Wednesday, July 27, 2005

Loyalist terror in Garnerville

Jarlath Kearney:

Masked loyalists in East Belfast

Blast bombs, arson attacks, shootings, mass expulsions and death threats have collectively marked a sinister escalation in the activities of loyalist paramilitaries across the North.

The long-running loyalist feud led hundreds of Ulster Volunteer Force supporters to openly intimidate several prominent Loyalist Volunteer Force-linked families from their homes in the Garnerville area of east Belfast.

The expulsions took place on Sunday night directly opposite the PSNI training centre. Yesterday, scores of UVF supporters maintained a presence in Garnerville. PSNI and British army members did not intervene.

A house and a taxi office were targeted in separate blast-bomb and arson attacks in north Belfast on Sunday night. Those incidents followed several gun attacks over previous days.

Within hours of the expulsions, several north Belfast Catholics — including veteran Ardoyne republican Martin Meehan — received PSNI visits to advise them of imminent loyalist death threats.

Fears were growing last night that the deteriorating situation within the loyalist community will be exploited to launch attacks on republicans. In the past, similar loyalist attempts to destabilise the nationalist community have been directed by elements of the British government.

With the IRA nearing the climax of an unprecedented internal debate about future political strategies, the possibility of a loyalist attack on the nationalist community led to calls for vigilance.

Kathy Stanton, Sinn Féin assembly member for north Belfast, described the death threat against Martin Meehan as “part of a wider trend of intimidation by loyalists aimed at the nationalist community”.

“These latest threats against my party colleague from unionist paramilitaries is a sinister development,” Ms Stanton said.

“The threats against Martin Meehan reinforce the need for vigilance within the wider nationalist community in these tense summer months.

“Those who continue to coat-trail and march triumphantly through Catholic areas must also bear some responsibility for the continuing escalation of sectarian tensions,” Ms Stanton said.

Republicans also highlighted the “historic tolerance” of loyalist activity by the PSNI, British army and unionist politicians.

Ms Stanton said: “The sight of hundreds of UVF members pictured mingling with the PSNI and British army after forcing members of a rival gang from their homes in east Belfast is just the latest episode in this ongoing saga.

“The behaviour of the PSNI in Garnerville today contrasts sharply with their attitude towards nationalist residents in Ardoyne on July 12.”
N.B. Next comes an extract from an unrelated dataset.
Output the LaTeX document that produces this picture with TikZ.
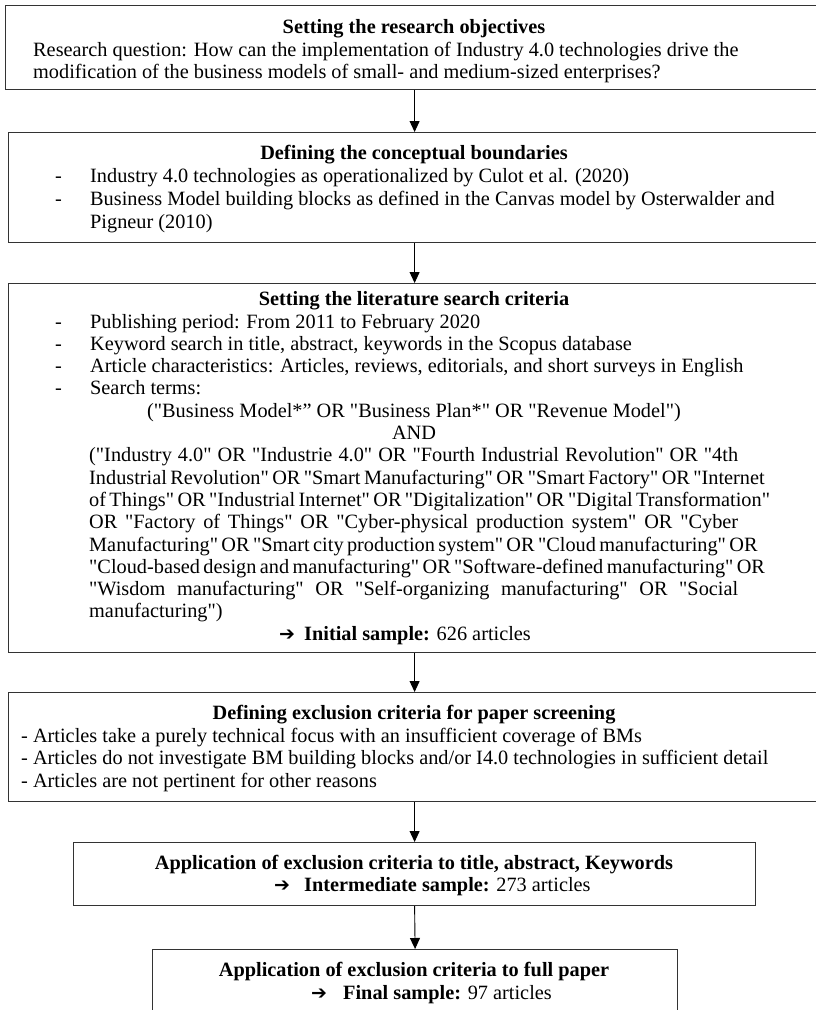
\documentclass[tikz,border=0pt]{standalone}
\usepackage{fontspec}
\setmainfont{Liberation Serif}[Ligatures=TeXOff]
\newfontfamily\arrfont{DejaVu Sans}
\usetikzlibrary{arrows.meta}
\newcommand\txtsize{\fontsize{20.3pt}{22.3pt}\selectfont}
\newcommand\arrsym{{\arrfont\fontsize{19pt}{19pt}\selectfont ➔}}
\newcommand\jline[1]{\makebox[649pt][s]{#1}}
\begin{document}
\begin{tikzpicture}[x=1pt, y=-1pt,
  box/.style={draw=black!80, line width=1.2pt, inner sep=0pt, anchor=north west},
  ttl/.style={font=\txtsize\bfseries, anchor=base, inner sep=0pt},
  txt/.style={font=\txtsize, anchor=base west, inner sep=0pt},
  link/.style={draw=black, line width=0.9pt, -{Triangle[width=10pt,length=11pt]}}]
\useasboundingbox (0,0) rectangle (815,1010);

% boxes
\node[box, minimum width=818pt, minimum height=84pt]  (b1) at (5,5) {};
\node[box, minimum width=812pt, minimum height=110pt] (b2) at (8,132) {};
\node[box, minimum width=812pt, minimum height=369pt] (b3) at (8,283) {};
\node[box, minimum width=812pt, minimum height=109pt] (b4) at (8,692) {};
\node[box, minimum width=682pt, minimum height=63pt]  (b5) at (73,842) {};
\node[box, minimum width=525pt, minimum height=80pt]  (b6) at (152,949) {};

% connectors
\draw[link] (b1.south) -- (b2.north);
\draw[link] (b2.south) -- (b3.north);
\draw[link] (b3.south) -- (b4.north);
\draw[link] (b4.south) -- (b5.north);
\draw[link] (b5.south) -- (b6.north);

% box 1
\node[ttl] (t1) at (414,33) {Setting the research objectives};
\node[txt] (p1) at (33,56) {\parbox[t]{760pt}{\raggedright\fontsize{20.3pt}{22.5pt}\selectfont
Research question: How can the implementation of Industry 4.0 technologies drive the\\
modification of the business models of small- and medium-sized enterprises?}};

% box 2
\node[ttl] (t2) at (414,159) {Defining the conceptual boundaries};
\node[txt] (p2) at (55,182) {\parbox[t]{760pt}{\raggedright\fontsize{20.3pt}{23pt}\selectfont
\makebox[35pt][l]{-}Industry 4.0 technologies as operationalized by Culot et al. (2020)\\
\makebox[35pt][l]{-}Business Model building blocks as defined in the Canvas model by Osterwalder and\\
\hspace*{35pt}Pigneur (2010)}};

% box 3
\node[ttl] (t3) at (414,305) {Setting the literature search criteria};
\node[txt] (p3) at (55,328) {\parbox[t]{760pt}{\raggedright\fontsize{20.3pt}{22.3pt}\selectfont
\makebox[35pt][l]{-}Publishing period: From 2011 to February 2020\\
\makebox[35pt][l]{-}Keyword search in title, abstract, keywords in the Scopus database\\
\makebox[35pt][l]{-}Article characteristics: Articles, reviews, editorials, and short surveys in English\\
\makebox[35pt][l]{-}Search terms:}};
\node[txt, anchor=base] (q1) at (414,417.2) {("Business Model*” OR "Business Plan*" OR "Revenue Model")};
\node[txt, anchor=base] (q2) at (414,439.5) {AND};
\node[txt] (q3) at (89,461.8) {\parbox[t]{649pt}{\fontsize{20.3pt}{22.3pt}\selectfont
\jline{("Industry 4.0" OR "Industrie 4.0" OR "Fourth Industrial Revolution" OR "4th}\\
\jline{Industrial Revolution" OR "Smart Manufacturing" OR "Smart Factory" OR "Internet}\\
\jline{of Things" OR "Industrial Internet" OR "Digitalization" OR "Digital Transformation"}\\
\jline{OR "Factory of Things" OR "Cyber-physical production system" OR "Cyber}\\
\jline{Manufacturing" OR "Smart city production system" OR "Cloud manufacturing" OR}\\
\jline{"Cloud-based design and manufacturing" OR "Software-defined manufacturing" OR}\\
\jline{"Wisdom manufacturing" OR "Self-organizing manufacturing" OR "Social}\\
manufacturing")}};
\node[txt] (s1) at (279,640.2) {\makebox[25pt][l]{\arrsym}\textbf{Initial sample:} 626 articles};

% box 4
\node[ttl] (t4) at (414,719) {Defining exclusion criteria for paper screening};
\node[txt] (p4) at (21,742) {\parbox[t]{790pt}{\raggedright\fontsize{20.3pt}{22.5pt}\selectfont
- Articles take a purely technical focus with an insufficient coverage of BMs\\
- Articles do not investigate BM building blocks and/or I4.0 technologies in sufficient detail\\
- Articles are not pertinent for other reasons}};

% box 5
\node[ttl] (t5) at (414,869) {Application of exclusion criteria to title, abstract, Keywords};
\node[txt] (s2) at (274,891) {\makebox[30pt][l]{\arrsym}\textbf{Intermediate sample:} 273 articles};

% box 6
\node[ttl] (t6) at (414,976) {Application of exclusion criteria to full paper};
\node[txt] (s3) at (311,999) {\makebox[32pt][l]{\arrsym}\textbf{Final sample:} 97 articles};
\end{tikzpicture}
\end{document}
Martin Meehan, whose family has been repeatedly targeted by loyalist paramilitaries, last night hit out at the PSNI for refusing to provide details of the group that was threatening him.

“I am contacting my legal advisers about the failure of the PSNI to provide me with information about the source of the threat. Those responsible for this threat will not deter me and I will continue to robustly defend the political objectives of Sinn Féin,” Mr Meehan said.

After a meeting with secretary of state Peter Hain, south Belfast MP Alasdair McDonnell said: “Just today we have seen the UVF yet again run amok in their feud with the LVF.

“It is outrageous that they feel so emboldened that they can gather and intimidate people in broad daylight. It is outrageous that, 11 years on from the ceasefires, people are expected to turn a blind eye to all of this madness.”

Henry Irvine, the PSNI district commander in east Belfast, said: “These situations, as we often say, cannot be resolved by police alone. But let me assure you my officers are on the ground and are working hard to resolve the tensions.”